WHAT IS NEEDED → Which lines below fall between the one containing "The picture is" and the one containing "ALPHA_BOTTOM = 0.03"? Repeat them exactly, counting both of those lines, and add nothing else.

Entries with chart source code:
------------------------------
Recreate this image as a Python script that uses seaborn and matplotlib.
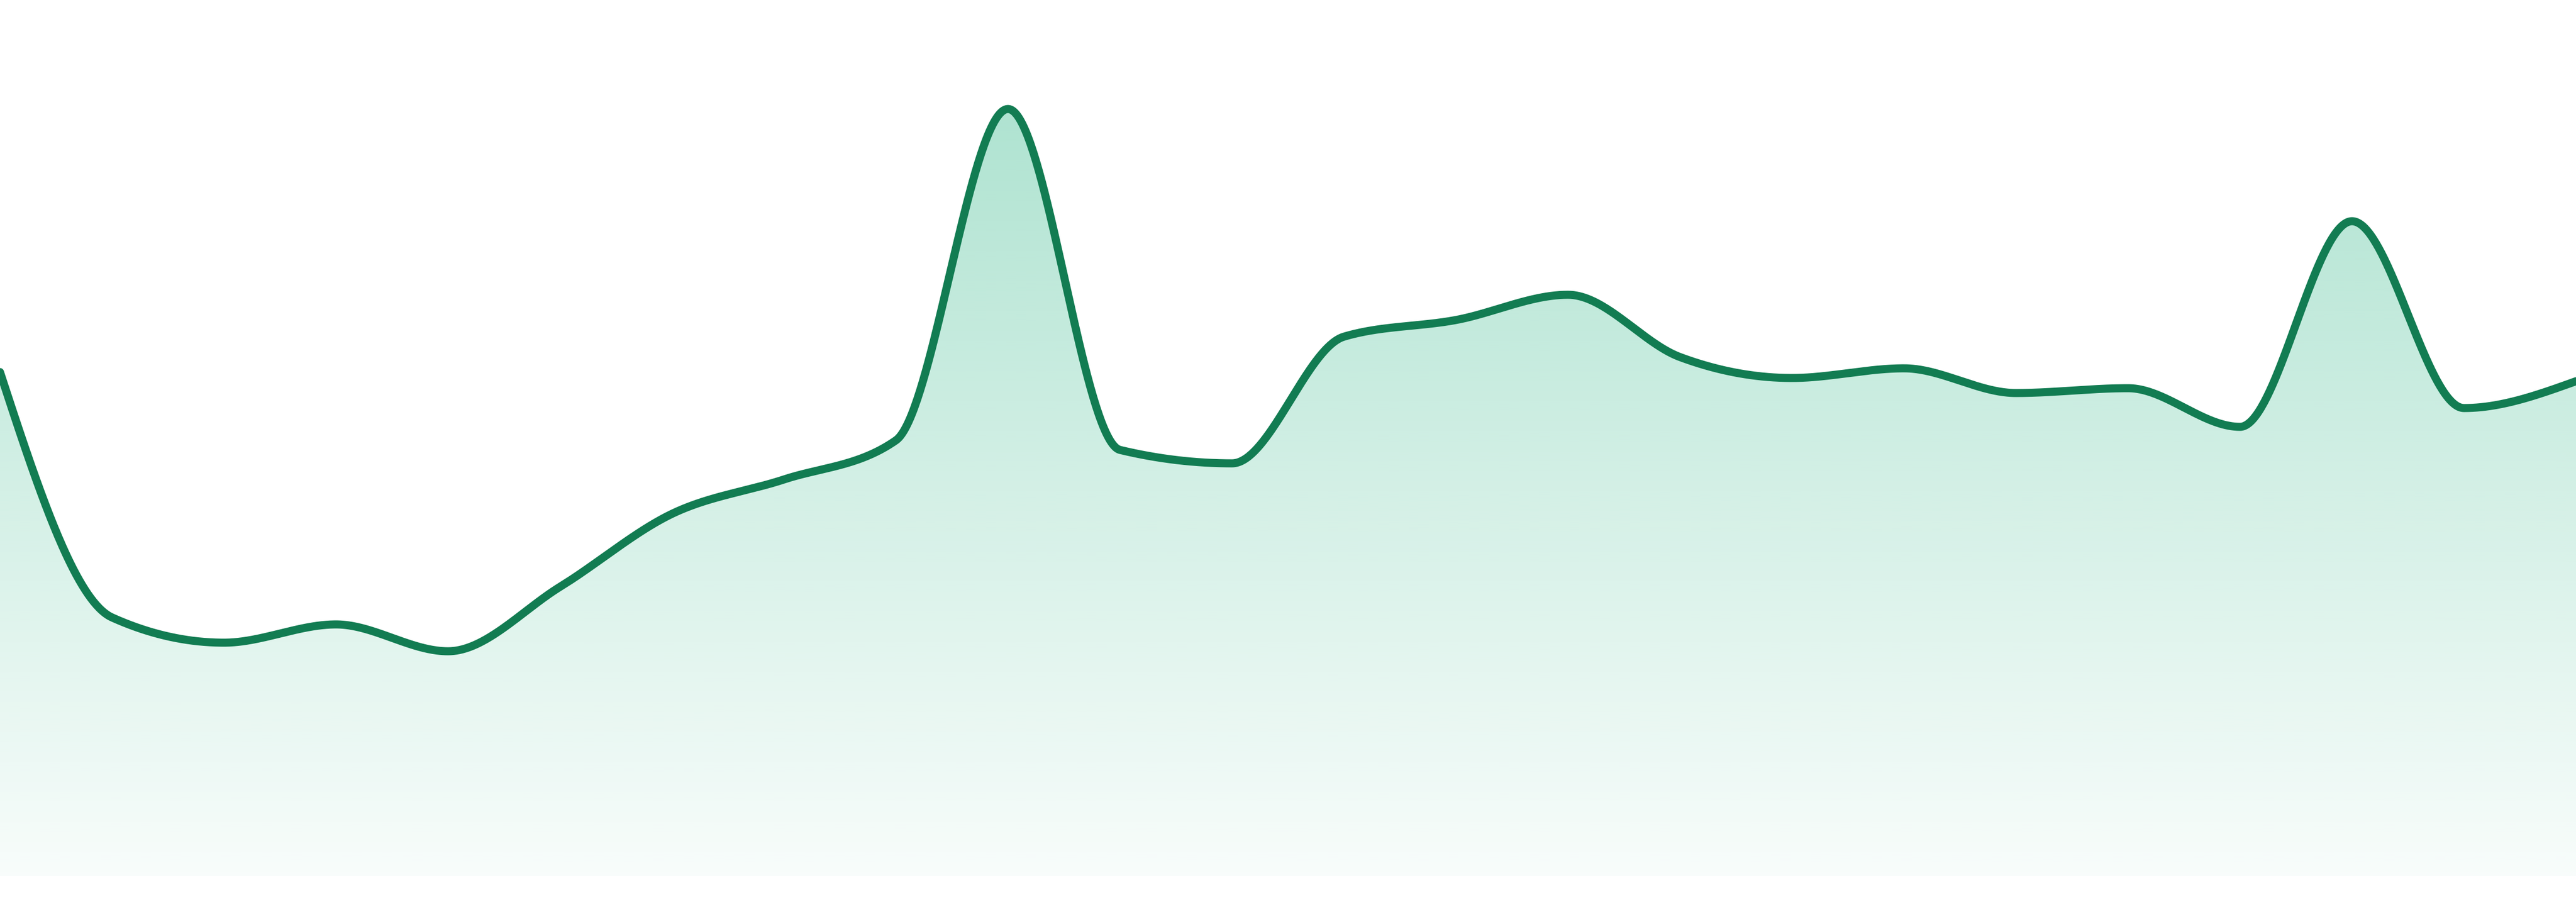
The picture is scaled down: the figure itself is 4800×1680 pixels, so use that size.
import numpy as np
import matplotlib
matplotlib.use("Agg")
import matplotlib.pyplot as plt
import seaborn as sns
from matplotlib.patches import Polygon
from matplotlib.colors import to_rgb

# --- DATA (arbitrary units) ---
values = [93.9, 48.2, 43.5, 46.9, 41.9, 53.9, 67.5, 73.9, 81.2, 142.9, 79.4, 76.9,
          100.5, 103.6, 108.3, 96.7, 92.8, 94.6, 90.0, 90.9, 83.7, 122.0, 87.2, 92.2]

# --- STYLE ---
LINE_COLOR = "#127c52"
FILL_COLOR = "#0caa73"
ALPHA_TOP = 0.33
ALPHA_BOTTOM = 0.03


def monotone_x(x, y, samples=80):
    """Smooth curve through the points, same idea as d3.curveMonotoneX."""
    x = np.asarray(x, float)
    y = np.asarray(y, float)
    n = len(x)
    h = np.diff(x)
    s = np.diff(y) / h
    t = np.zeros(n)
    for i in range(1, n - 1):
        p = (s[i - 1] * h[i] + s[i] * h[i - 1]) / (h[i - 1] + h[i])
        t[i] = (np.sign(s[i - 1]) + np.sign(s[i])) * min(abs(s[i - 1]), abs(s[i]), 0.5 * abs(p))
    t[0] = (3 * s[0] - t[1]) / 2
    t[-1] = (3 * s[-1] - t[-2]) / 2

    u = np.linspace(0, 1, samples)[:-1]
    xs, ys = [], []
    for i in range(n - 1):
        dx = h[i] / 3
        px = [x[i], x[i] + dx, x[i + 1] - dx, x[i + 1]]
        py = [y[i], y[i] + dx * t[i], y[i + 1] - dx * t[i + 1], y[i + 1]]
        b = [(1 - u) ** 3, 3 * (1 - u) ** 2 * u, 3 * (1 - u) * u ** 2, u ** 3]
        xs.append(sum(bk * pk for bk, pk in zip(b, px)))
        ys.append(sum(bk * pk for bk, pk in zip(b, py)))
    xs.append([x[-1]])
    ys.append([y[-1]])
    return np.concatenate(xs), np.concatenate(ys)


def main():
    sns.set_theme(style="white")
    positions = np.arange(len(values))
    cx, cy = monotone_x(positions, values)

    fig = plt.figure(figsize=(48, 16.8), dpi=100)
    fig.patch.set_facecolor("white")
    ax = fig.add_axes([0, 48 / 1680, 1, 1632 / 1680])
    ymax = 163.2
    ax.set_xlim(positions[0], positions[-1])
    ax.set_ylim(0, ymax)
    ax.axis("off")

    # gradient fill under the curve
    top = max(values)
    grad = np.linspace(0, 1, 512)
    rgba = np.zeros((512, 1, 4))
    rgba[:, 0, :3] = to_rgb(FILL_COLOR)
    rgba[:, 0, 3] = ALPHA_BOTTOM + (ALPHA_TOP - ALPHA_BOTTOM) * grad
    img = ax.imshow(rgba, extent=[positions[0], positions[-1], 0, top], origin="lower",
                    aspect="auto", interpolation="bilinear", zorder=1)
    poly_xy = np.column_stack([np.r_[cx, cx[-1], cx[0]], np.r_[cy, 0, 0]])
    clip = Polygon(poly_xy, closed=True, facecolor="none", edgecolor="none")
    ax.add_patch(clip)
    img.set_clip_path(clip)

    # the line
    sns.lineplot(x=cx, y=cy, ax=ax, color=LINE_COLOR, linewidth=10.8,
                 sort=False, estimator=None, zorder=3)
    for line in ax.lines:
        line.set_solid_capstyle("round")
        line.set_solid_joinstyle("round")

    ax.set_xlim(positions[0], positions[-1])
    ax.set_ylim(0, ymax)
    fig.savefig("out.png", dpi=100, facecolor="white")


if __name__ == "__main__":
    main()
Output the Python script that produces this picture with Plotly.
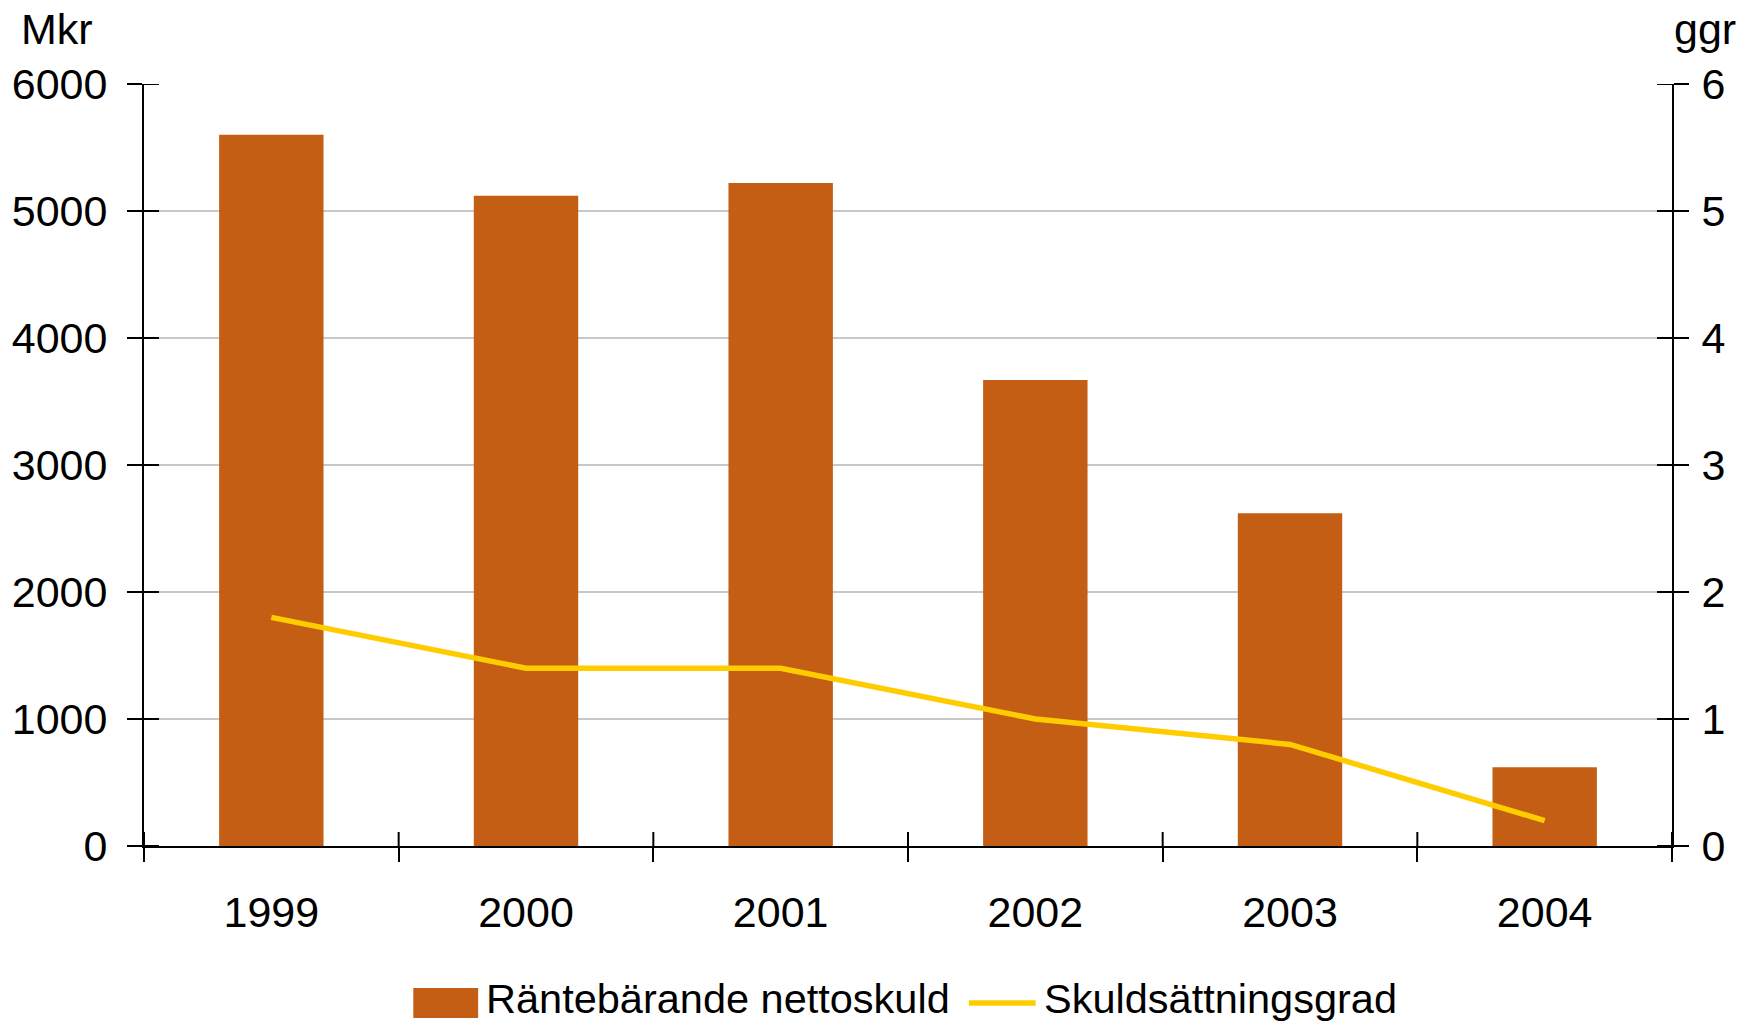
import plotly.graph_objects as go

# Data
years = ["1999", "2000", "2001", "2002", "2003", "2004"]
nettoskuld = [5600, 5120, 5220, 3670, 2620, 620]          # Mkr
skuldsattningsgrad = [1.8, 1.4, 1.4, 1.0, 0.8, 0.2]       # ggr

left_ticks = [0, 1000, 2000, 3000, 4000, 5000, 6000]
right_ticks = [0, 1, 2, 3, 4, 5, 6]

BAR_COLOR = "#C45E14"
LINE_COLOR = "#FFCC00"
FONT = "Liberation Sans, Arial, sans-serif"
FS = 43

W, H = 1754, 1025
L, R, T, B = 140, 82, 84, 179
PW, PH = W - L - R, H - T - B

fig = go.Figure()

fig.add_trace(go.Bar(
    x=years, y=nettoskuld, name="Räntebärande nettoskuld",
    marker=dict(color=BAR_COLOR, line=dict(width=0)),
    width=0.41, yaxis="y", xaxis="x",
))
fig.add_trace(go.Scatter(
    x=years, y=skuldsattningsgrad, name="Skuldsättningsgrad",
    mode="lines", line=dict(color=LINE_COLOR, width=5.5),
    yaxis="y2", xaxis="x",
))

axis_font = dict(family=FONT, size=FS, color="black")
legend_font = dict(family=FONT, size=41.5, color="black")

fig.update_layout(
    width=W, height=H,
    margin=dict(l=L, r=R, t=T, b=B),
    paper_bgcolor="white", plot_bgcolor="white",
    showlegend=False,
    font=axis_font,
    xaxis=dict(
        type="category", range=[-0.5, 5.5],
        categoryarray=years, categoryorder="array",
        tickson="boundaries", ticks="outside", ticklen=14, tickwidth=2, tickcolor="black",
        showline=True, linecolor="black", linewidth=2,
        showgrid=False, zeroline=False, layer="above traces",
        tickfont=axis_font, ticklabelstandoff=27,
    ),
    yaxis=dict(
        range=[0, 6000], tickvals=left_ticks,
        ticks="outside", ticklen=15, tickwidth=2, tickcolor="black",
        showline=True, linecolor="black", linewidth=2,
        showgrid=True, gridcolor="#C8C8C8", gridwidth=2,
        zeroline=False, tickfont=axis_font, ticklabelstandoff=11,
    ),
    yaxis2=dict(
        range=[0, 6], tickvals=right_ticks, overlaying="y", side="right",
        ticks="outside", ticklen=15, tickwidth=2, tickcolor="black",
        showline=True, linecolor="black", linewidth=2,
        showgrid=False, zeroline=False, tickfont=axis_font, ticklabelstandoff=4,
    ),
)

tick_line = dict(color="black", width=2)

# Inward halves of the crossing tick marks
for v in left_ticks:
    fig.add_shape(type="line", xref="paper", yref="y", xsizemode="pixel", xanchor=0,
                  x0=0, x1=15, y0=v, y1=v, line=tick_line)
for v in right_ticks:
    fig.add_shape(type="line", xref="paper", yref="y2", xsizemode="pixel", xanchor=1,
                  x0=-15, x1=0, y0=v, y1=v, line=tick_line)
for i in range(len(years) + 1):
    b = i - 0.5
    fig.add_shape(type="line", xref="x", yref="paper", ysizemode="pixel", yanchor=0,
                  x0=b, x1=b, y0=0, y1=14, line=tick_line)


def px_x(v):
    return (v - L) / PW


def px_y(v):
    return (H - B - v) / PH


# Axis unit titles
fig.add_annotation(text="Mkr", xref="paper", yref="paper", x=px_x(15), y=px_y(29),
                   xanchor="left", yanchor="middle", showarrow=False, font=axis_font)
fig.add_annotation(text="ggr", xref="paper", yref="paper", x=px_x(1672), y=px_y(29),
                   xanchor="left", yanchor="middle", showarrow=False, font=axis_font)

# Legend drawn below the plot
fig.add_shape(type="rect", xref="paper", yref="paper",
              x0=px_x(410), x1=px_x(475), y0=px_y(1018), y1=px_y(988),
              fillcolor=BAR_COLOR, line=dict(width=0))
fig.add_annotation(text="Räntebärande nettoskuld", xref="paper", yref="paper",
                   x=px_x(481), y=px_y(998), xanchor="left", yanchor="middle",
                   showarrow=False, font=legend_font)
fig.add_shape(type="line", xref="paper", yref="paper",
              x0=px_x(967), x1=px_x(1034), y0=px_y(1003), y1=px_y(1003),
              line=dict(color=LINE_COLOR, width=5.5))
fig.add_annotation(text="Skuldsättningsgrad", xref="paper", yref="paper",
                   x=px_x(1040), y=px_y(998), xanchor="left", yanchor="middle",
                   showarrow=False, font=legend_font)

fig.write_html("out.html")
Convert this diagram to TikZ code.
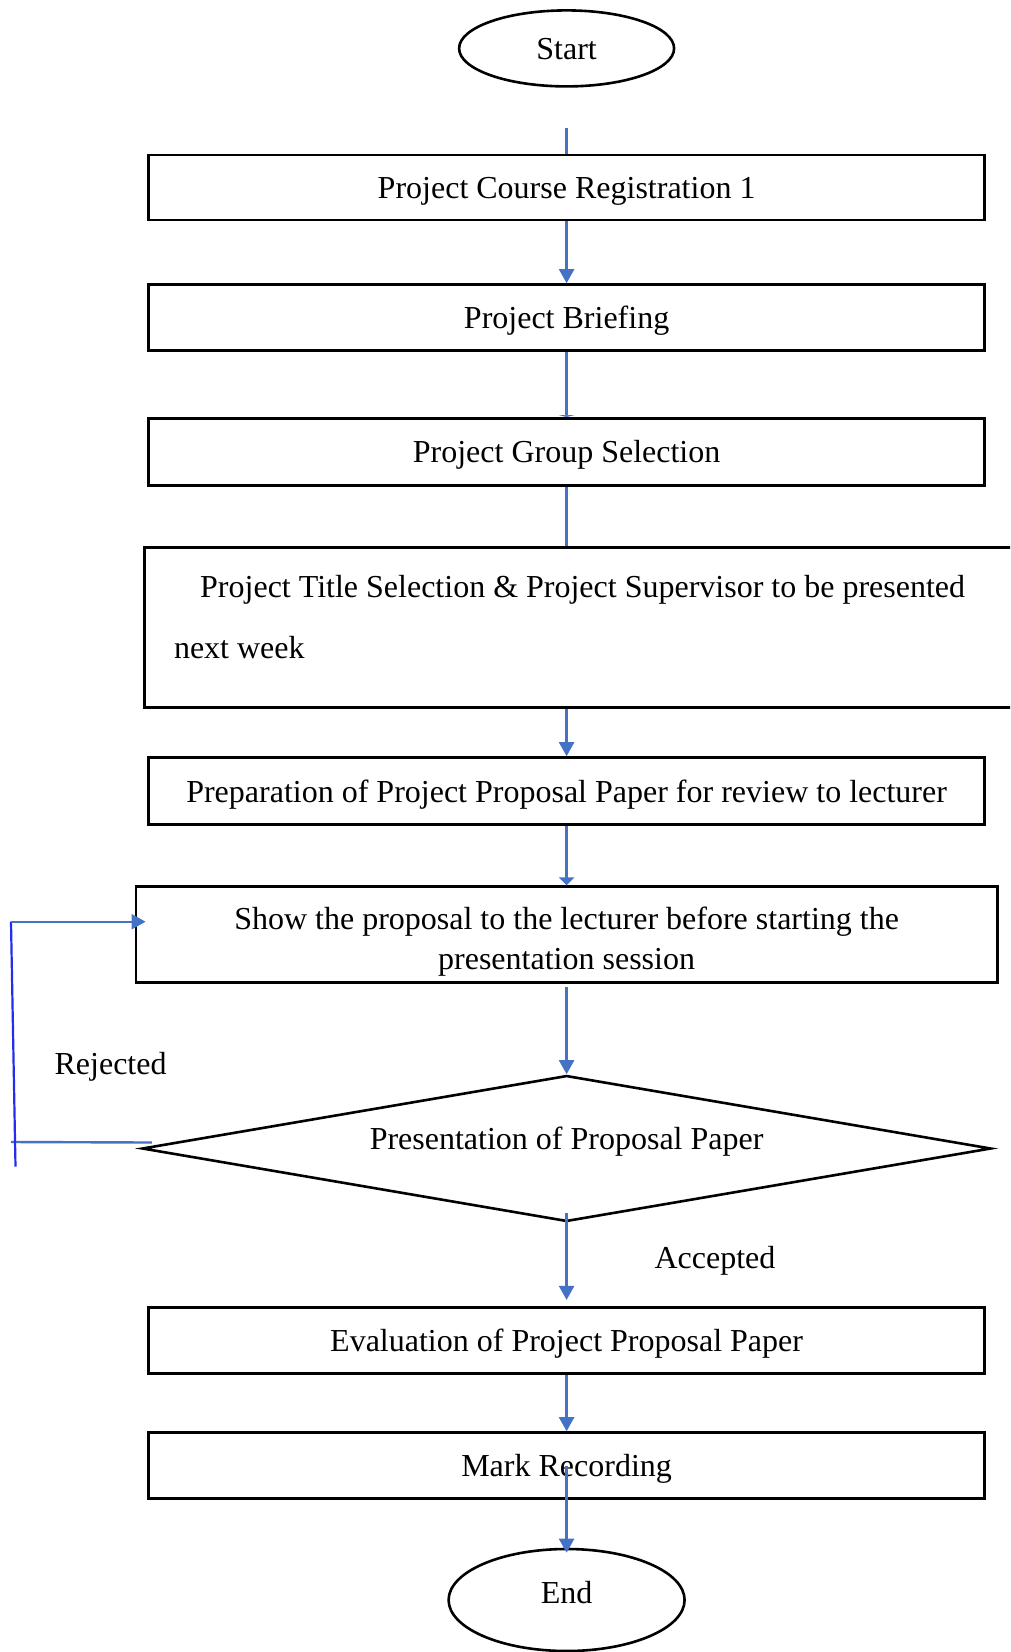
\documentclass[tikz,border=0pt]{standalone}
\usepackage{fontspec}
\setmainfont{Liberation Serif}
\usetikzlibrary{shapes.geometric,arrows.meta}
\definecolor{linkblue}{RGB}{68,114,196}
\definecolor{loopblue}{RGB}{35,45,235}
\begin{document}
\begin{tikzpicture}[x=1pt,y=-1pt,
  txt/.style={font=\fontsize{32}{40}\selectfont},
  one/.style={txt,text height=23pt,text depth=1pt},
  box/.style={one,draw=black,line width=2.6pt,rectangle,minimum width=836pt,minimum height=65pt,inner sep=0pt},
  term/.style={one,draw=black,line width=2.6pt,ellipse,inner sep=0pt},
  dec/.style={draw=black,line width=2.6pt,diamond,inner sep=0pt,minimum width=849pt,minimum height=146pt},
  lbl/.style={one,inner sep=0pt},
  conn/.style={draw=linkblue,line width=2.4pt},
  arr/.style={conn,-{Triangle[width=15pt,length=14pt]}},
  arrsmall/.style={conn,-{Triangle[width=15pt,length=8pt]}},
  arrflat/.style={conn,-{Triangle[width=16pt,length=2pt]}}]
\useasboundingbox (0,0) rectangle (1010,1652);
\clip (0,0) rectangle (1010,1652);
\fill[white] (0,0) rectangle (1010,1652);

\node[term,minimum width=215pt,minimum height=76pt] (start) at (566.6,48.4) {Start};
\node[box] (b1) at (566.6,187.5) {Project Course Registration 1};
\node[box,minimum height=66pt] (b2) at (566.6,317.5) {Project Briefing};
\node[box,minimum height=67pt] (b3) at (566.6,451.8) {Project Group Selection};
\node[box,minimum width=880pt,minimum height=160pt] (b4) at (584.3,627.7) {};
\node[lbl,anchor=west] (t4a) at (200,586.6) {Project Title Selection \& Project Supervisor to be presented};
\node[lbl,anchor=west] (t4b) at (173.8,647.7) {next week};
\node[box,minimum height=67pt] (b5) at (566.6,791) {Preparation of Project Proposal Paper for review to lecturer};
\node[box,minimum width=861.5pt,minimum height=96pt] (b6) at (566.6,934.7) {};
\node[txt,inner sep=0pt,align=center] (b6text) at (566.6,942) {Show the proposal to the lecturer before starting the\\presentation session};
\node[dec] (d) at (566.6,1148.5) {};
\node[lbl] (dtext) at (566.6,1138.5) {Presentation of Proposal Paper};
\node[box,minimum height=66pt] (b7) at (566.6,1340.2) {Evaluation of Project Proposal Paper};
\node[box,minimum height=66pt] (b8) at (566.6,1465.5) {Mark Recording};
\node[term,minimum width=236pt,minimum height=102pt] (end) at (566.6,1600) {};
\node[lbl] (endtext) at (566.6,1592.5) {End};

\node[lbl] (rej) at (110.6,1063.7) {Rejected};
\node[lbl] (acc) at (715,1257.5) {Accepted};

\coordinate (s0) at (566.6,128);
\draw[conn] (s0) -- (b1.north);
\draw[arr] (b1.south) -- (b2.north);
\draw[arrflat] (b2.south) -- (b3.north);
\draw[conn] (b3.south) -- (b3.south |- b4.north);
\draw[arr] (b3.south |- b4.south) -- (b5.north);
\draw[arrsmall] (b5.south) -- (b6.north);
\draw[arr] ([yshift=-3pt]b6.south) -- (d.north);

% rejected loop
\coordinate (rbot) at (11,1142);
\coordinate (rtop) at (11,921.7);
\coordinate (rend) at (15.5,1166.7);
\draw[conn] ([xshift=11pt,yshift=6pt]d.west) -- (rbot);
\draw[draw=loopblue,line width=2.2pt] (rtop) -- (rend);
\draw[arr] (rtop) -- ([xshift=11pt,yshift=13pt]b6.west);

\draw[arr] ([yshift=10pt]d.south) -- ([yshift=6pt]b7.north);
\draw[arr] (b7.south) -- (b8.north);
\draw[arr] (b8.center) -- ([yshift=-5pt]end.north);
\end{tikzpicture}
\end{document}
------------------------------
TASK RESULT →
The picture is scaled down: the figure itself is 4800×1680 pixels, so use that size.
import numpy as np
import matplotlib
matplotlib.use("Agg")
import matplotlib.pyplot as plt
import seaborn as sns
from matplotlib.patches import Polygon
from matplotlib.colors import to_rgb

# --- DATA (arbitrary units) ---
values = [93.9, 48.2, 43.5, 46.9, 41.9, 53.9, 67.5, 73.9, 81.2, 142.9, 79.4, 76.9,
          100.5, 103.6, 108.3, 96.7, 92.8, 94.6, 90.0, 90.9, 83.7, 122.0, 87.2, 92.2]

# --- STYLE ---
LINE_COLOR = "#127c52"
FILL_COLOR = "#0caa73"
ALPHA_TOP = 0.33
ALPHA_BOTTOM = 0.03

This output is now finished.